Toomey told American Banker in October that Congress should not accept “as a given” that collecting beneficial ownership information is necessary to help Fincen combat money laundering. At a hearing in May, he also said he worried that beneficial ownership legislation could penalize people who did nothing wrong.
"One of the things I would like to understand better is whether the burden that we are currently or are contemplating imposing on perfectly innocent parties, and I think everybody acknowledges that the vast overwhelming majority of shell companies in America are completely legal and appropriate and proper, and there is no criminal activity there,” Toomey said at the hearing.
Asked last week whether he supports the bill, Toomey said, “I haven’t decided yet,” but would not comment further on his concerns.
The financial services lobbyist said that Crapo needs to gauge whether he needs Toomey’s support to move the bill out of committee.
“It’s always interesting when everybody knows there is going to be a new chair or ranking member,” the lobbyist said. “That immediately kind of creates an interesting dynamic. … How much deference is Chairman Crapo going to give to Sen. Toomey?"
But he added that the bill’s chances of passing are much better while Crapo is still chairing the committee.
“You could argue that Chairman Crapo is doing Sen. Toomey a favor by getting those things off of his plate, so Sen. Toomey doesn’t even have to worry about it,” the lobbyist said.

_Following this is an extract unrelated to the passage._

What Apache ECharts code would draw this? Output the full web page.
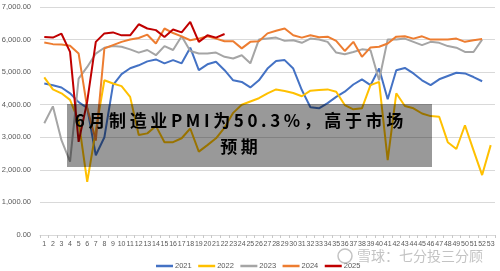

Eight members of the Senate Banking Committee, four Republicans and four Democrats, have signed on to beneficial ownership legislation, known as the Illicit Cash Act. The House passed similar legislation in October, known as the Corporate Transparency Act. But the legislation has the Republican Party split on whether the reporting burden should be placed on small businesses or banks.
Sponsors of the bill say they are “hopeful” that the banking committee will hold a markup on the Illicit Cash Act before the end of the year, a spokesperson for Sen. Mark Warner, D-Va., said in an email last week. Warner has also said that he thinks the Senate bill is less burdensome for small businesses than the bill that passed the House with limited Republican support.
Sen. Doug Jones, D-Ala., another co-sponsor of the Illicit Cash Act, however, appeared less optimistic about a committee vote before the end of the year.
“I’m not sure,” Jones said in an interview. “We are working on it. There’s a good chance, but with everything else going on, we’re not sure.”
James Ballentine, executive vice president of congressional relations and political affairs for the American Bankers Association, acknowledged that the industry would like to see the Senate act on Illicit Cash Act before the 2020 elections kick into high gear.
“The push always has been to get something done in committee related to the Illicit Cash Act before the end of the year, and that still remains the goal,” Ballentine said. “The calendar just becomes very short in 2020 from a legislative standpoint.”
Katz echoed Ballentine’s sentiment.
“It does seem like once you get past spring of next year, say second quarter, it does get really tough,” Katz said. “Things are going to get shut down. If it’s not super-high priority, it’s probably not going to happen.”
The Republican majority would likely need to unify in support of the Illicit Cash Act to get it moved through committee, Mills said, citing the regulatory relief bill that got signed into law last year with unanimous GOP support.
“The one thing that Republicans were unified on was S 2155,” Mills said. “Getting your own house in order is important and usually a prerequisite for getting things done. There’s a relatively high threshold for banking bills to get through the Senate. … Any real opposition from the majority kind of makes it hard to get the coalition to gather to spend the time to get it passed.”
One other potential route would be for the bill to get attached to a broader legislative vehicle, such as a must-pass spending bill. But whether that can happen given Toomey's opposition is an open question.
“These bills would probably need to hitch a ride on something,” said Aaron Klein, economic studies fellow at the Brookings Institution. “But there are still trains left to ride."